Because my HDMI monitor occupies much of the Paper Tape panel real estate, I chose to mount the 'PDP-1' label on the right side of the
upper blue I/O panel instead. I saw this location in another kit build, so it's not that unusual. The DEC label I chose to locate over the
optional button switch holes in the bottom panel (left side). The latter location was also recommended in the kit if one chooses to not install
the button switch (kind of an off switch for the Raspberry Pi).
The console case has a spot printed on the back for Serial Number, and the kit suppliers wrote my serial number 089 there. However, there is
no similar spot provided on the rack kit, so I need to create one, preferably on the back. I chose a spot on the rack console; the lower right
side of the console panel had the best access and visibility. However, I didn't simply want to write on the panel, I wanted a proper label.
On the console case, there is a cut-out on the lower back panel, designed to allow access to the RS-232 jack. I carefully removed the
cutout from the case, and then wrote my serial number in fine sharpie.
Now to attach these labels to their chosen locations...

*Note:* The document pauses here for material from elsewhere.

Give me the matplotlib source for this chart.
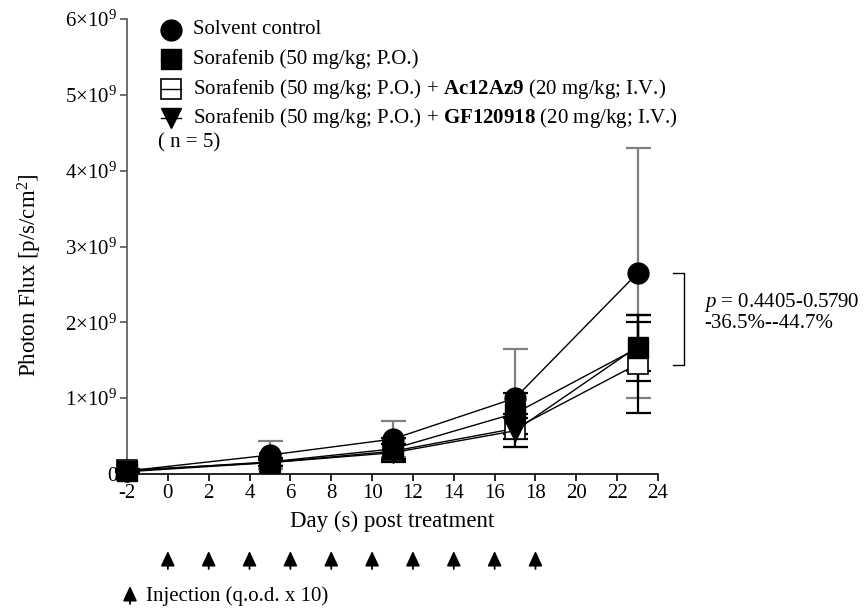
import matplotlib
matplotlib.use("Agg")
import matplotlib.pyplot as plt
from matplotlib.lines import Line2D
from matplotlib.patches import FancyArrowPatch
from matplotlib.transforms import blended_transform_factory

plt.rcParams["font.family"] = ["Liberation Serif", "DejaVu Serif"]
plt.rcParams["mathtext.fontset"] = "custom"
plt.rcParams["mathtext.rm"] = "Liberation Serif"
plt.rcParams["mathtext.it"] = "Liberation Serif:italic"
plt.rcParams["mathtext.bf"] = "Liberation Serif:bold"

# Tumour photon flux (x1e9 p/s/cm^2), mean and SEM per measurement day
days = [-2, 5, 11, 17, 23]
control = [0.04, 0.25, 0.46, 1.00, 2.65]
control_sem = [0.02, 0.18, 0.24, 0.65, 1.65]
sorafenib = [0.04, 0.16, 0.33, 0.80, 1.66]
sorafenib_sem = [0.01, 0.05, 0.15, 0.27, 0.44]
sora_ac12 = [0.05, 0.15, 0.30, 0.60, 1.45]
sora_ac12_sem = [0.01, 0.04, 0.10, 0.14, 0.65]
sora_gf = [0.03, 0.15, 0.28, 0.57, 1.68]
sora_gf_sem = [0.01, 0.04, 0.12, 0.22, 0.32]
scale = 1e9

injection_days = [0, 2, 4, 6, 8, 10, 12, 14, 16, 18]
x_ticks = list(range(-2, 25, 2))
y_ticks = [0, 1, 2, 3, 4, 5, 6]

labels = [
    "Solvent control",
    "Sorafenib (50 mg/kg; P.O.)",
    "Sorafenib (50 mg/kg; P.O.) + $\\bf{Ac12Az9}$ (20 mg/kg; I.V.)",
    "Sorafenib (50 mg/kg; P.O.) + $\\bf{GF120918}$ (20 mg/kg; I.V.)",
]

W, H = 864, 608
fig = plt.figure(figsize=(W / 100, H / 100), dpi=100)
ax = fig.add_axes([127 / W, 1 - 474 / H, (658 - 127) / W, (474 - 19) / H])


def fx(px):
    return px / W


def fy(py):
    return 1 - py / H


FS = 15
FS_LABEL = 16.5
ms = 15

marker_styles = {
    "control": dict(marker="o", mfc="black", mec="black"),
    "sorafenib": dict(marker="s", mfc="black", mec="black"),
    "ac12": dict(marker="s", mfc="white", mec="black", mew=1.2),
    "gf": dict(marker="v", mfc="black", mec="black"),
}

series = [
    (control, control_sem, marker_styles["control"], "#808080"),
    (sora_ac12, sora_ac12_sem, marker_styles["ac12"], "black"),
    (sorafenib, sorafenib_sem, marker_styles["sorafenib"], "black"),
    (sora_gf, sora_gf_sem, marker_styles["gf"], "black"),
]
for i, (vals, sem, mk, ecol) in enumerate(series):
    y = [v * scale for v in vals]
    e = [s * scale for s in sem]
    ax.errorbar(days, y, yerr=e, fmt="none", ecolor=ecol, elinewidth=1.6,
                capsize=9, capthick=1.6, clip_on=False, zorder=2 + 0.1 * i)
    ax.plot(days, y, color="black", lw=1.0, ms=ms, clip_on=False,
            zorder=3 + 0.1 * i, **mk)

ax.set_xlim(-2, 24)
ax.set_ylim(0, 6 * scale)
ax.set_xticks(x_ticks)
ax.set_xticklabels([str(t) for t in x_ticks], fontsize=FS)
ax.set_yticks([t * scale for t in y_ticks])
ax.set_yticklabels(["0"] + [f"${t}{{\\times}}10^{{9}}$" for t in y_ticks[1:]], fontsize=FS)
for s in ("top", "right"):
    ax.spines[s].set_visible(False)
ax.spines["left"].set_color("#555555")
ax.spines["left"].set_linewidth(1.2)
ax.spines["bottom"].set_linewidth(1.2)
ax.tick_params(axis="both", direction="out", length=5, width=1.2, pad=2)
ax.tick_params(axis="y", color="#555555")

ax.set_xlabel("Day (s) post treatment", fontsize=FS_LABEL)
ax.xaxis.set_label_coords(0.5, (474 - 521) / 455, transform=ax.transAxes)
ax.xaxis.label.set_va("center")
ax.set_ylabel("Photon Flux [p/s/cm$^{2}$]", fontsize=FS_LABEL)
ax.yaxis.set_label_coords((30 - 127) / 531, (474 - 275) / 455, transform=ax.transAxes)
ax.yaxis.label.set_va("center")

# legend: marker with a short line drawn over it, then the label
legend_rows = [30, 59, 89, 118]
for key, label, row in zip(("control", "sorafenib", "ac12", "gf"), labels, legend_rows):
    fig.add_artist(Line2D([fx(171)], [fy(row)], lw=0, ms=ms, transform=fig.transFigure,
                          **marker_styles[key]))
    fig.add_artist(Line2D([fx(161), fx(181)], [fy(row), fy(row)], color="black", lw=1.0,
                          transform=fig.transFigure))
    fig.text(fx(193), fy(row), label, fontsize=FS, va="center", ha="left")
fig.text(fx(158), fy(143), "( n = 5)", fontsize=FS, va="center", ha="left")

# significance bracket at the last time point
fig.add_artist(Line2D([fx(673), fx(684), fx(684), fx(673)],
                      [fy(273), fy(273), fy(365), fy(365)],
                      color="black", lw=1.0, transform=fig.transFigure))
fig.text(fx(704), fy(303), "$p$ = 0.4405-0.5790", fontsize=FS, va="center", ha="left")
fig.text(fx(704), fy(324), "-36.5%--44.7%", fontsize=FS, va="center", ha="left")

# injection schedule arrows
arrow_style = "-|>,head_length=0.9,head_width=0.42"
tr = blended_transform_factory(ax.transData, fig.transFigure)
for d in injection_days:
    ax.annotate("", xy=(d, fy(551)), xytext=(d, fy(569)),
                xycoords=tr, textcoords=tr,
                arrowprops=dict(arrowstyle=arrow_style, color="black", lw=1.3,
                                shrinkA=0, shrinkB=0))
fig.add_artist(FancyArrowPatch(
    (fx(130), fy(604)), (fx(130), fy(586)), transform=fig.transFigure,
    arrowstyle=arrow_style, mutation_scale=10, color="black", lw=1.3,
    shrinkA=0, shrinkB=0))
fig.text(fx(146), fy(596), "Injection (q.o.d. x 10)", fontsize=FS, va="center", ha="left")

fig.savefig("out.png", dpi=100)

After much consideration, I wanted a thin glue, and crazy glue (Loctite 501) fit the bill. I've used this glue to successfully build 3-D
printed PLA models in the past. I also very recently used it on the PiDP-1 to glue the blue filler tabs on the Paper Tape panel with excellent
results. The final test was whether I could glue the labels on without making a mess. The other issue was how to locate the labels in position
and keep them in place while gluing. Crooked labels was almost the worst outcome, and I wanted to prevent that.
The solution was again a cerial box. The cardboard is thin and easily cut to exact dimensions. Using a box top, I cut thin strips and did
test fittings until I was satisfied with the placements. I also did test runs applying the label (no glue) to ensure I could attach them
precisely and quickly when ready. Test fitting also indicated the rack must be flat on a table for things to work as intended.

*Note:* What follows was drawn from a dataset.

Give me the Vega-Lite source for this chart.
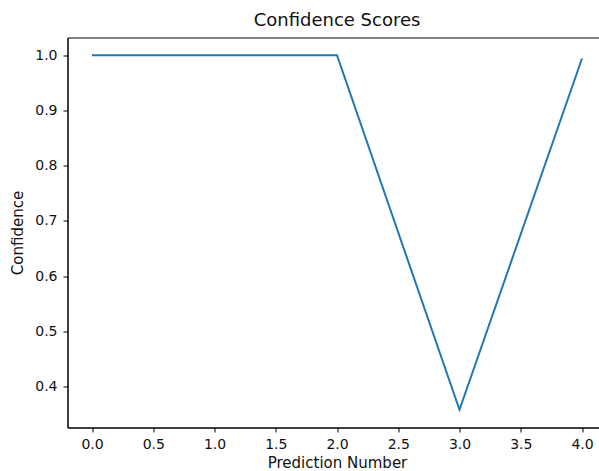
{
  "$schema": "https://vega.github.io/schema/vega-lite/v6.json",
  "autosize": "none",
  "width": 539,
  "height": 390,
  "padding": {"left": 67.5, "top": 37.5, "right": 0, "bottom": 43.5},
  "background": "white",
  "config": {
    "font": "DejaVu Sans",
    "view": {"stroke": "black", "strokeWidth": 1},
    "axis": {
      "grid": false,
      "domainColor": "black",
      "tickColor": "black",
      "tickSize": 4.5,
      "labelFontSize": 14,
      "labelColor": "#111",
      "labelFont": "DejaVu Sans",
      "titleFont": "DejaVu Sans",
      "titleFontSize": 15,
      "titleFontWeight": "normal",
      "titleColor": "#111"
    },
    "title": {"font": "DejaVu Sans", "fontSize": 18, "fontWeight": "normal", "color": "#111"}
  },
  "title": {"text": "Confidence Scores", "offset": 8},
  "data": {
    "values": [
      {"prediction": 0, "confidence": 1.0},
      {"prediction": 1, "confidence": 1.0},
      {"prediction": 2, "confidence": 1.0},
      {"prediction": 3, "confidence": 0.358},
      {"prediction": 4, "confidence": 0.994}
    ]
  },
  "mark": {"type": "line", "color": "#1f77b4", "strokeWidth": 2},
  "encoding": {
    "x": {
      "field": "prediction",
      "type": "quantitative",
      "title": "Prediction Number",
      "scale": {"domain": [-0.2, 4.2], "nice": false, "zero": false},
      "axis": {"values": [0, 0.5, 1, 1.5, 2, 2.5, 3, 3.5, 4], "format": ".1f", "labelPadding": 5, "titlePadding": 4}
    },
    "y": {
      "field": "confidence",
      "type": "quantitative",
      "title": "Confidence",
      "scale": {"domain": [0.3259, 1.0321], "nice": false, "zero": false},
      "axis": {"values": [0.4, 0.5, 0.6, 0.7, 0.8, 0.9, 1.0], "format": ".1f", "labelPadding": 6, "titlePadding": 9}
    }
  }
}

Finally, I attached the serial number label. Putting the rack back side up flat on a towel, I set the cardboard template in place, marked
the label location on the template in pencil, then applied two small dots of glue. I then tilted the label into place on the glue dots. Some
glue did seep out an edge, but a kleenex wiped it up without mess. With this success, I then applied the two front labels with equal success.
With practice I was able to control the size of glue drop and have minimal excess. I am extremely satisfied with the labels.